Theresa Dreyer: It really remains the risk adjustment that's the key challenge because now the losses are not hypothetical. They'll be under two-sided risk, and so those losses would be real. Given that and given the tight margins that they're facing, that's a very urgent problem and is one that is causing at least some academic practices that participated in OCM to bow out of EOM. Other elements of the model I think are a little bit more nuanced. For example, CMS really wants to start collecting information about patient demographics and health related social needs in order to use that data to address health equity as an element of quality in the larger model. The AAMC is strongly in support of that as a goal, and we recognize that data collection is the first step in making that possible; however, it just presents operational challenges to make sure that you as the practice are in fact collecting that data, that you get those workflows down, that you figure out how to implement it in a way that doesn't contribute to burnout. This would be an example of just a new program requirement under EOM that is grounded in good reasoning but might be difficult to operationalize.
What are the future opportunities for oncology value-based care models?
Theresa Dreyer: I think that to the extent that clinical data is available, it could really revolutionize these models. To the extent that you can pair clinical and claims data, you can more accurately assess whether the appropriate treatment regimen is being pursued for each patient, and that will appropriately link your financial outcomes under the model to the patient and the risk of the patients that you're seeing. It does, however, represent a large burden to the providers to be reporting all of that data, and so there's two ways that I think all payers should be thinking about this.
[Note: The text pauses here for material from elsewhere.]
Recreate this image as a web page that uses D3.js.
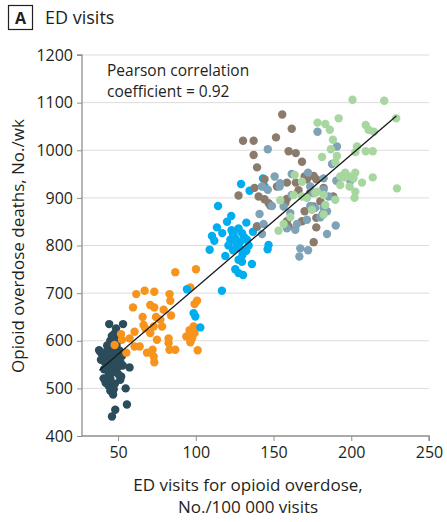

First, if they want to use clinical data, which in oncology particularly makes sense in a way that it might not be necessary to the same extent for something like joint replacement, but in oncology, cancer stage is essential, the treatment history of the patient is essential, as well as molecular mutations and biomarkers.
Cancer registries already collect a great deal of this data, so one approach that payers could consider is to partner with the registries in order to obtain the data from them and eliminate the duplicative reporting requirements. To the extent that that's feasible, great. If it's not feasible, another way to approach it would be to collect the minimum viable number of clinical data elements from the practices that are being used in the risk adjustment. If clinical data is not available, there are also tweaks you can make to the model design to better align someone's performance under the model with the care they're actually delivering. One way would be to narrow the model to be specific to a given cancer. Say to yourself, "Okay, we can't boil the ocean here, so we're really going to narrow the number of elements that are under consideration." That could be in the number of cancers. It could also be in the type of cost you could consider. For example, if you carved out drugs and made this about ED visits and hospitalizations and avoidable use in that space, I think you'd get much stronger buy-in from many organizations.
Another way that you could think about it is to use treatment regimen as a proxy for clinical risk, and you could group treatment regimens into different categories like chemo alone, chemo and radiation, et cetera, and then use that as a risk adjustment element from claims data to try to tighten up some of the financial methodology and better match it to patient risk. Last but not least, another model that is being explored by the private sector right now is aligning care with clinical pathways. Instead of making it specifically cost based, make it pathway based and look for a certain degree of affinity with published pathways, say 80% alignment or something along those lines, so that you could look at the appropriateness of care rather than making the primary metric of interest cost.